Young people are addicted to a virtual world that is designed to keep them hooked with little care for collateral damage.
A year ago I walked into my kitchen to find half a dozen teenagers there, each one engrossed with their own private screen in silence. I realised it had been months since I’d seen a teenager without a computer or smartphone in their hand. I decided there and then to make a film on the subject, the beginning of a year-long journey that took me from the fibre-optic cables in the sewers of London to spending endless, unedifying hours in bedrooms of teenage boys as they watched porn.
Nearly every girl I met talked of the social pressure: the demand to be constantly in touch; the problems of “unfriending”; being in the gaze of people they have barely met; the anxieties about their image; and the horror of looking in while being left out – for them much more pressing than what one girl dubbed “the parental obsession with groomers and porn”.
What surprised me was the anger of many teenagers who, in turn, felt abandoned by parents whose own eyes were fixed on electronic devices.
More shocking still was the sight of an entire industry systematically pulling young people into their glittering and beguiling world – with little care for the collateral damage.
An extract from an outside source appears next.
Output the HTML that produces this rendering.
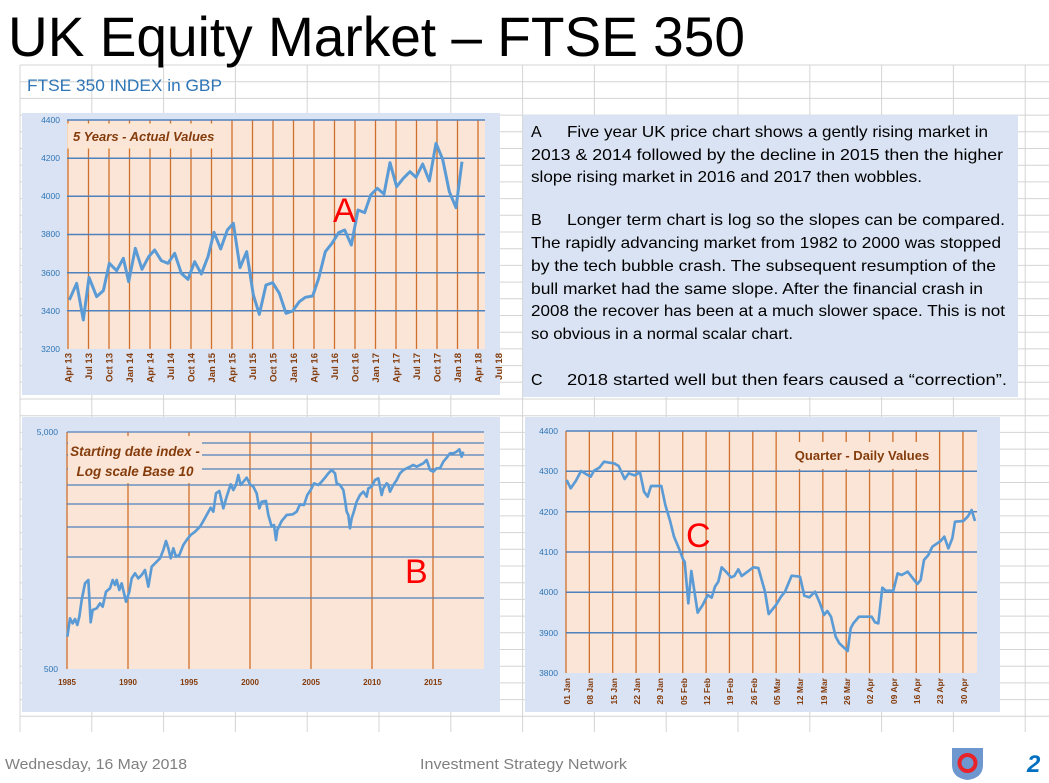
<!DOCTYPE html>
<html><head><meta charset="utf-8"><style>
html,body{margin:0;padding:0;background:#fff;}
svg{display:block;font-family:"Liberation Sans",sans-serif;}
</style></head><body>
<svg id="s" width="1049" height="783" viewBox="0 0 1049 783" xmlns="http://www.w3.org/2000/svg">
<rect width="1049" height="783" fill="#fff"/>
<g id="sheet" stroke="#d4d4d4" stroke-width="1"></g>
<text x="8" y="56" font-size="56" fill="#000" textLength="737" lengthAdjust="spacingAndGlyphs">UK Equity Market – FTSE 350</text>
<text x="27" y="91" font-size="17" fill="#2e75b6" textLength="195" lengthAdjust="spacingAndGlyphs">FTSE 350 INDEX  in  GBP</text>

<!-- Chart A -->
<rect x="22" y="113" width="478" height="282" fill="#dae3f3"/>
<rect x="67" y="120" width="418" height="229" fill="#fbe5d6"/>
<g id="gA"></g>
<rect x="68" y="124" width="144" height="24" fill="#fbe5d6" stroke="#fde9c9"/>
<text x="73" y="141" font-size="13" font-style="italic" font-weight="bold" fill="#843c0c">5 Years - Actual Values</text>
<g font-size="8.5" fill="#2e75b6" text-anchor="end">
<text x="60" y="123">4400</text><text x="60" y="161">4200</text><text x="60" y="199">4000</text><text x="60" y="237">3800</text><text x="60" y="276">3600</text><text x="60" y="314">3400</text><text x="60" y="352">3200</text>
</g>
<g font-size="9.5" font-weight="bold" fill="#843c0c" text-anchor="end" id="lblA">
<text transform="translate(71.5,353) rotate(-90)">Apr 13</text>
<text transform="translate(92,353) rotate(-90)">Jul 13</text>
<text transform="translate(112.5,353) rotate(-90)">Oct 13</text>
<text transform="translate(133,353) rotate(-90)">Jan 14</text>
<text transform="translate(153.5,353) rotate(-90)">Apr 14</text>
<text transform="translate(174,353) rotate(-90)">Jul 14</text>
<text transform="translate(194.5,353) rotate(-90)">Oct 14</text>
<text transform="translate(215,353) rotate(-90)">Jan 15</text>
<text transform="translate(235.5,353) rotate(-90)">Apr 15</text>
<text transform="translate(256,353) rotate(-90)">Jul 15</text>
<text transform="translate(276.5,353) rotate(-90)">Oct 15</text>
<text transform="translate(297,353) rotate(-90)">Jan 16</text>
<text transform="translate(317.5,353) rotate(-90)">Apr 16</text>
<text transform="translate(338,353) rotate(-90)">Jul 16</text>
<text transform="translate(358.5,353) rotate(-90)">Oct 16</text>
<text transform="translate(379,353) rotate(-90)">Jan 17</text>
<text transform="translate(399.5,353) rotate(-90)">Apr 17</text>
<text transform="translate(420,353) rotate(-90)">Jul 17</text>
<text transform="translate(440.5,353) rotate(-90)">Oct 17</text>
<text transform="translate(461,353) rotate(-90)">Jan 18</text>
<text transform="translate(481.5,353) rotate(-90)">Apr 18</text>
<text transform="translate(502,353) rotate(-90)">Jul 18</text>
</g>
<g transform="translate(20,100) scale(0.33333)">
<polyline fill="none" stroke="#5b9bd5" stroke-width="9" stroke-linejoin="round" points="148,600 170,550 190,660 207,532 230,590 250,572 268,490 290,512 310,475 326,545 346,445 366,508 386,470 404,450 424,482 444,490 464,460 484,520 504,538 524,485 544,522 564,470 582,397 602,447 622,390 640,370 660,503 680,455 700,585 718,643 738,555 758,548 778,580 798,640 818,633 838,605 856,592 878,588 896,535 916,455 936,430 956,398 974,390 994,435 1014,330 1034,338 1052,285 1072,265 1092,282 1110,188 1130,260 1150,235 1170,215 1188,232 1208,192 1228,243 1248,130 1268,178 1288,275 1308,323 1326,185"/>
</g>
<text x="333" y="222" font-size="34" fill="#ff0000">A</text>

<!-- Text box -->
<rect x="523" y="115" width="495" height="282" fill="#dae3f3"/>
<g font-size="16" fill="#000">
<text x="531" y="137">A</text><text x="567" y="137" textLength="421" lengthAdjust="spacingAndGlyphs">Five year UK price chart shows a gently rising market in</text>
<text x="531" y="160" textLength="472" lengthAdjust="spacingAndGlyphs">2013 &amp; 2014 followed by the decline in 2015 then the higher</text>
<text x="531" y="182" textLength="391" lengthAdjust="spacingAndGlyphs">slope rising market in 2016 and 2017 then wobbles.</text>
<text x="531" y="225">B</text><text x="567" y="225" textLength="438" lengthAdjust="spacingAndGlyphs">Longer term chart is log so the slopes can be compared.</text>
<text x="531" y="248" textLength="470" lengthAdjust="spacingAndGlyphs">The rapidly advancing market from 1982 to 2000 was stopped</text>
<text x="531" y="271" textLength="465" lengthAdjust="spacingAndGlyphs">by the tech bubble crash.  The subsequent resumption of the</text>
<text x="531" y="294" textLength="452" lengthAdjust="spacingAndGlyphs">bull market had the same slope.  After the financial crash in</text>
<text x="531" y="316" textLength="474" lengthAdjust="spacingAndGlyphs">2008 the recover has been at a much slower space.  This is not</text>
<text x="531" y="339" textLength="262" lengthAdjust="spacingAndGlyphs">so obvious in a normal scalar chart.</text>
<text x="531" y="385">C</text><text x="567" y="385" textLength="440" lengthAdjust="spacingAndGlyphs">2018 started well but then fears caused a “correction”.</text>
</g>

<!-- Chart B -->
<rect x="22" y="417" width="478" height="295" fill="#dae3f3"/>
<rect x="67" y="432" width="417" height="237" fill="#fbe5d6"/>
<g id="gB"></g>
<rect x="68" y="436" width="134" height="47" fill="#fbe5d6"/>
<text x="135" y="456" font-size="13.5" font-style="italic" font-weight="bold" fill="#843c0c" text-anchor="middle">Starting date index -</text>
<text x="135" y="476" font-size="13.5" font-style="italic" font-weight="bold" fill="#843c0c" text-anchor="middle">Log scale Base 10</text>
<g font-size="8.5" fill="#2e75b6" text-anchor="end"><text x="58" y="435">5,000</text><text x="58" y="672">500</text></g>
<g font-size="8" font-weight="bold" fill="#843c0c" text-anchor="middle">
<text x="67" y="685">1985</text><text x="128" y="685">1990</text><text x="189" y="685">1995</text><text x="250" y="685">2000</text><text x="311" y="685">2005</text><text x="372" y="685">2010</text><text x="433" y="685">2015</text>
</g>
<g transform="translate(20,415) scale(0.33333)">
<polyline fill="none" stroke="#5b9bd5" stroke-width="8" stroke-linejoin="round" points="142,665 150,610 158,625 165,612 172,630 178,605 185,555 195,505 205,495 212,622 218,585 230,580 240,565 248,575 258,530 270,520 278,495 285,510 290,495 298,525 305,505 318,560 328,530 335,490 345,475 355,490 365,480 375,465 385,515 395,455 410,440 420,430 430,405 438,378 445,400 452,430 460,400 468,425 478,420 490,390 500,375 512,360 525,350 540,335 550,318 560,300 572,278 580,290 588,235 598,228 610,280 620,245 632,208 640,225 648,210 655,180 662,210 672,198 680,188 690,208 700,215 710,235 718,280 725,260 738,258 745,300 755,335 762,330 768,375 772,345 785,318 800,300 818,298 830,290 840,268 852,270 862,240 872,225 882,205 895,210 905,200 915,188 925,175 935,165 945,175 950,205 960,210 970,225 975,255 980,290 985,300 990,340 995,310 1000,295 1010,260 1020,240 1030,230 1040,245 1045,220 1055,215 1065,195 1075,190 1085,240 1090,220 1100,205 1105,210 1110,230 1120,210 1130,195 1140,175 1150,165 1160,160 1170,155 1180,150 1190,155 1200,150 1210,145 1220,135 1230,165 1240,170 1250,160 1260,160 1270,140 1280,128 1290,115 1300,115 1310,110 1318,103 1325,125 1330,110"/>
</g>
<text x="405" y="583" font-size="34" fill="#ff0000">B</text>

<!-- Chart C -->
<rect x="525" y="417" width="475" height="295" fill="#dae3f3"/>
<rect x="566" y="431" width="411" height="242" fill="#fbe5d6"/>
<g id="gC"></g>
<rect x="791" y="442" width="143" height="27" fill="#fbe5d6"/>
<text x="862" y="460" font-size="13" font-weight="bold" fill="#843c0c" text-anchor="middle">Quarter  - Daily Values</text>
<g font-size="8.5" fill="#2e75b6" text-anchor="end">
<text x="558" y="434">4400</text><text x="558" y="474">4300</text><text x="558" y="515">4200</text><text x="558" y="555">4100</text><text x="558" y="595">4000</text><text x="558" y="636">3900</text><text x="558" y="676">3800</text>
</g>
<g font-size="8.5" font-weight="bold" fill="#843c0c" text-anchor="end">
<text transform="translate(570,678) rotate(-90)">01 Jan</text>
<text transform="translate(593,678) rotate(-90)">08 Jan</text>
<text transform="translate(617,678) rotate(-90)">15 Jan</text>
<text transform="translate(640,678) rotate(-90)">22 Jan</text>
<text transform="translate(663,678) rotate(-90)">29 Jan</text>
<text transform="translate(687,678) rotate(-90)">05 Feb</text>
<text transform="translate(710,678) rotate(-90)">12 Feb</text>
<text transform="translate(733,678) rotate(-90)">19 Feb</text>
<text transform="translate(757,678) rotate(-90)">26 Feb</text>
<text transform="translate(780,678) rotate(-90)">05 Mar</text>
<text transform="translate(803,678) rotate(-90)">12 Mar</text>
<text transform="translate(827,678) rotate(-90)">19 Mar</text>
<text transform="translate(850,678) rotate(-90)">26 Mar</text>
<text transform="translate(873,678) rotate(-90)">02 Apr</text>
<text transform="translate(897,678) rotate(-90)">09 Apr</text>
<text transform="translate(920,678) rotate(-90)">16 Apr</text>
<text transform="translate(943,678) rotate(-90)">23 Apr</text>
<text transform="translate(967,678) rotate(-90)">30 Apr</text>
</g>
<g transform="translate(520,410) scale(0.33333)">
<polyline fill="none" stroke="#5b9bd5" stroke-width="8" stroke-linejoin="round" points="140,210 152,235 168,212 183,183 198,192 212,200 222,182 238,173 252,155 268,158 282,160 296,168 314,207 326,190 344,196 360,187 372,245 383,260 393,228 424,228 436,285 450,332 462,380 478,418 490,450 494,455 505,580 514,483 533,608 548,585 563,555 575,563 585,530 595,515 605,472 618,485 633,502 643,498 655,478 665,498 680,487 700,472 715,474 735,545 746,612 768,585 783,560 795,545 815,497 840,500 853,557 868,562 885,545 900,580 912,615 922,603 933,620 947,680 958,700 983,723 992,655 1000,640 1017,620 1055,620 1065,637 1075,640 1087,533 1097,542 1120,542 1133,490 1145,495 1163,485 1192,522 1202,510 1212,450 1225,435 1237,410 1262,393 1273,380 1285,415 1297,385 1305,335 1330,333 1343,320 1355,300 1365,333"/>
</g>
<text x="686" y="547" font-size="34" fill="#ff0000">C</text>

<!-- Footer -->
<text x="5" y="769" font-size="15" fill="#7f7f7f" textLength="182" lengthAdjust="spacingAndGlyphs">Wednesday, 16 May 2018</text>
<text x="420" y="769" font-size="15" fill="#7f7f7f" textLength="207" lengthAdjust="spacingAndGlyphs">Investment Strategy Network</text>
<path d="M952,748 L983,748 L983,765 Q983,778 967.5,780 Q952,778 952,765 Z" fill="#6f97cf"/>
<circle cx="967.5" cy="763" r="8" fill="none" stroke="#e8232a" stroke-width="4"/>
<text x="1027" y="772" font-size="24" font-weight="bold" font-style="italic" fill="#0070c0">2</text>
</svg>
<script>
(function(){
var NS="http://www.w3.org/2000/svg";
function L(g,x1,y1,x2,y2,c,w){var l=document.createElementNS(NS,"line");l.setAttribute("x1",x1);l.setAttribute("y1",y1);l.setAttribute("x2",x2);l.setAttribute("y2",y2);l.setAttribute("stroke",c);l.setAttribute("stroke-width",w);g.appendChild(l);}
var s=document.getElementById("sheet");
for(var y=65;y<=732;y+=16.7)L(s,20,y,1049,y,"#d4d4d4",1);
for(var x=20;x<=1030;x+=71.8)L(s,x,65,x,732,"#d4d4d4",1);
var a=document.getElementById("gA");
for(var i=0;i<=20;i++){var x=68+20.5*i;L(a,x,120,x,349,"#d0702c",1.3);}
[120,158.2,196.3,234.5,272.7,310.8].forEach(function(y){L(a,67,y,485,y,"#4f81bd",1.5);});
var b=document.getElementById("gB");
for(var i=0;i<=6;i++){var x=67+61*i;L(b,x,432,x,669,"#d0702c",1.3);}
[432,443,455,469,485,504,527,557,598].forEach(function(y){L(b,67,y,484,y,"#4f81bd",1.3);});
var c=document.getElementById("gC");
for(var i=0;i<=17;i++){var x=566+23.35*i;L(c,x,431,x,673,"#d0702c",1.3);}
[431,471.3,511.7,552,592.3,632.7].forEach(function(y){L(c,566,y,977,y,"#4f81bd",1.5);});
})();
</script>
</body></html>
Luis Von Ahn, inventor of Captcha and reCaptcha (the brilliant if irritating security system where you type letters into a box to prove you are human), says “anyone doing anything on the web professionally is constantly refining their site to keep the user using”. He readily admits that the industry knowingly designs to addict, but he puts his faith in the fact that the people at the heart of the industry are good people with good values. I am not so sure.
The devices that our kids use are shipped from the factory with every possible audio, visual or vibration alert switched on. Each new app, website, tweet and message adds another layer of intrusion – each intrusion is cynically designed to get a response, and each response creates an appetite for another intrusion.